In the first of these cases the employer was warned by its accountants that unless it reduced costs very quickly or secured new funding, it risked trading while insolvent. (This would have been contrary to company law and would have exposed the directors to personal liability for the company’s obligations.) After the bank refused further funding, the directors decided to close the loss-making plant and make all of the 124 employees in that part of the business redundant with immediate effect. Therefore, the employer failed utterly to comply with its collective redundancy consultation obligations.

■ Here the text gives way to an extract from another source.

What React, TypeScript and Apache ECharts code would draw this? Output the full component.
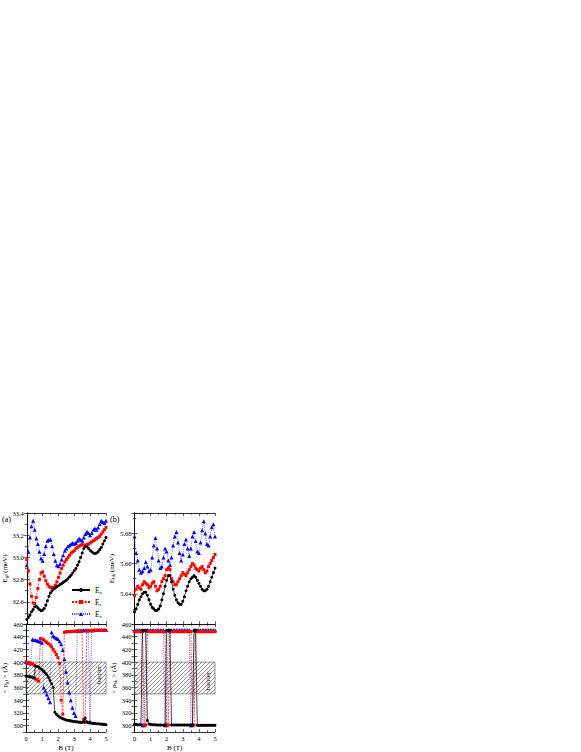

The issue for the EAT to decide was whether it was appropriate for the maximum of 90 days’ pay to be awarded. The purpose of these penalties is punitive rather than compensatory which means that the employer’s reasoning for failing to consult is central to deciding the level of the award. The starting point has to be the full 90 days but the tribunal can reduce this due to mitigating factors (which is usually partial compliance). The EAT decided on an award of 60 days. While it entirely accepted that 90 days’ consultation was not possible in these circumstances, it expected that a good employer would have “pulled out all the stops” to consult as much as it could in the limited time available to it.
The second case related to TUPE consultation. The employer arranged the election for employee representatives in such a way that some employees were unable to vote and when 2 candidates tied, the employer chose one of them. Although these are closer to technical breaches, the employer was ordered to pay 2 weeks’ wages to one employee and 3 weeks’ wages to another (they had been affected in different ways by the unfair election, hence the different awards).
It is worth remembering that there are detailed requirements about the election of employee representatives which is often a part of the process that employers tend to rush.
If a former employee has appealed against her dismissal and that appeal is still pending at the date of a TUPE transfer, will she transfer to the buyer under TUPE?
- the employment contract stated that the employee’s employment continued until the outcome of the appeal; or
- the appeal was successful (whether decided before or after the transfer) and so under normal principles the dismissal was overturned; or
- the dismissal was connected with the TUPE transfer in which case the employee would have been deemed to have been employed at the date of the transfer.